After a couple of loan spells with FC Zurich and Parma, Graham was advertising the forward to other clubs at every opportunity as Brolin trudged into the club's training ground for his regular fight-the-flab sessions. Leeds eventually gave up in October 1997, handing Brolin a £140,000 cheque to tear up his contract.
Crystal Palace, 13th in the Premiership, then signed him up on a free transfer. "I am going to show my fitness and that I am not a forgotten player," Brolin said.
In the words of Guardian journalist Roy Collins, though, he had "arrived looking like the fat, cardboard replica next to which Slimmers of the Year tend to pose, and played like it". Palace lost Brolin's debut 3-1 to Everton in the first of a run of eight successive defeats that saw them plummet to the foot of the table, and they remained there until the end of the season.

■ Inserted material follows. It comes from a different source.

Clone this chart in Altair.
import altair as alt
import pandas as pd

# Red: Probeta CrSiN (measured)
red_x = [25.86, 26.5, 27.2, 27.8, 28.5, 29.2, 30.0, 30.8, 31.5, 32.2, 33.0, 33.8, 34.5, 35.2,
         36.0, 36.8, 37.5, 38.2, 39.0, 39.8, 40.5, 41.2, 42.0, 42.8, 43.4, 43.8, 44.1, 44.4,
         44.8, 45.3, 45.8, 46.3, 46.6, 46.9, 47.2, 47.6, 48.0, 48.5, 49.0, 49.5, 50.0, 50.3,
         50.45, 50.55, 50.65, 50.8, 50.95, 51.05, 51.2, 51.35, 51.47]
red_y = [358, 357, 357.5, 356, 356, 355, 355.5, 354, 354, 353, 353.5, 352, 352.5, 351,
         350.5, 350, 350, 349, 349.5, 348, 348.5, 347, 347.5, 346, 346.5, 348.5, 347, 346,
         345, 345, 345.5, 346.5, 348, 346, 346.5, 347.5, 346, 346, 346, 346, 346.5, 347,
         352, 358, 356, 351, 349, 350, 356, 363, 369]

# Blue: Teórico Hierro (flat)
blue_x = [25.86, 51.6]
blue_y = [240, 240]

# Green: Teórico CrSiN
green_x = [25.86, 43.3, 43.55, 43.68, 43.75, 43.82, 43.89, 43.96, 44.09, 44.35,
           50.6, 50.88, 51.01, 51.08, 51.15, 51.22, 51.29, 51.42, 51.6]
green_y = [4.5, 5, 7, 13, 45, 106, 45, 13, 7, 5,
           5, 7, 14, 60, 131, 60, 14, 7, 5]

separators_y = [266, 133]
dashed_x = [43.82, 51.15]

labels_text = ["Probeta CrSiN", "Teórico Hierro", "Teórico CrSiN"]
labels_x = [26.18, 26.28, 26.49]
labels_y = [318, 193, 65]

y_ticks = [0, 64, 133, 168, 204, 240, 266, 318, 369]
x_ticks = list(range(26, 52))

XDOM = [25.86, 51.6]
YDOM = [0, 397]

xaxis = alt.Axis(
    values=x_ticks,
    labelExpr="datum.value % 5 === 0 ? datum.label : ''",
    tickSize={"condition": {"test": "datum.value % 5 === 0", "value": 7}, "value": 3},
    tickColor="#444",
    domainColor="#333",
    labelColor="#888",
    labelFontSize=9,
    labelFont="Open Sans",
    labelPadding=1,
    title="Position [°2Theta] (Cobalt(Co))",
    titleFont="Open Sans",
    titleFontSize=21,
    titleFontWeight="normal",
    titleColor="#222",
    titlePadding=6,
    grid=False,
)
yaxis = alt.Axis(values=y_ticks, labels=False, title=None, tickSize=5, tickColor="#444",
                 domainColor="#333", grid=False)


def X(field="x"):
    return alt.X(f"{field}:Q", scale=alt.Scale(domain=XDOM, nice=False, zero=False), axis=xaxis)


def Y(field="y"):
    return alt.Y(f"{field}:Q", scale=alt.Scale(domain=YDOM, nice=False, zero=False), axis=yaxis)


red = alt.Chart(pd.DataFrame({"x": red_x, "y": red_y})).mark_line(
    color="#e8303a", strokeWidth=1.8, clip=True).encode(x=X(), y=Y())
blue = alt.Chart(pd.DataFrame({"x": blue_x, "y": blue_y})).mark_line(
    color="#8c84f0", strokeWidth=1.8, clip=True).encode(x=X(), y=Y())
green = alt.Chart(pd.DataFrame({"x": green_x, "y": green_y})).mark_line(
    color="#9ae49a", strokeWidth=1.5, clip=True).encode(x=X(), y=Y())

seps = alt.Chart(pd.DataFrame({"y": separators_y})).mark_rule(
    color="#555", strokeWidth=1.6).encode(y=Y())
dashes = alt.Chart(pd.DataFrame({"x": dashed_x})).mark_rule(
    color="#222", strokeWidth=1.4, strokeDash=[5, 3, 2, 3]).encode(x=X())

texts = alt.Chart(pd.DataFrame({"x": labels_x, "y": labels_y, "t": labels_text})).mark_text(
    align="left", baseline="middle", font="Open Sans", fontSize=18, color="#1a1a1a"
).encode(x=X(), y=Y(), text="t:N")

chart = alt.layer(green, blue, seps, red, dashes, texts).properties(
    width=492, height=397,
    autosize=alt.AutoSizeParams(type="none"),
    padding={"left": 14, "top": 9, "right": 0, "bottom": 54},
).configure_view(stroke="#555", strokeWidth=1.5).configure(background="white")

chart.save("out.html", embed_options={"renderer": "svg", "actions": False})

Brolin retired that year, and in 2000 fulfilled his "dream" by opening a restaurant in Stockholm. "All the dishes in here, in this place of mine, are my own ideas," he explained.
Paul Gascoigne (1985-2004)
One of the most naturally gifted footballers England has ever produced, Gascoigne was also a naturally chubby man and was well-known for his physique during his early years at Newcastle United.
He slimmed down after joining Tottenham in 1988, with more than a little encouragement. On his first trip back to St James' Park, he was pelted by Mars bars from the home fans, while Sir Alex Ferguson apparently wrote to him calling him a "fat *******" after he chose Spurs ahead of Manchester United. "I've still got the letter," Gascoigne said during a Q&A session last week.
Even Nottingham Forest boss Brian Clough lined up to taunt him ahead of the 1991 FA Cup final. "We're going to have to get him fat again," he said. "I've arranged with Marks & Spencer to send a lorry-load of pork chops and sausages to Tottenham. They're free. They're from me and there will be more next week and the week after that."
The taunts persisted throughout his career and, during his spell in Scotland with Rangers, he complained: "Fans from other sides stand there calling me a fat ******* for 90 minutes."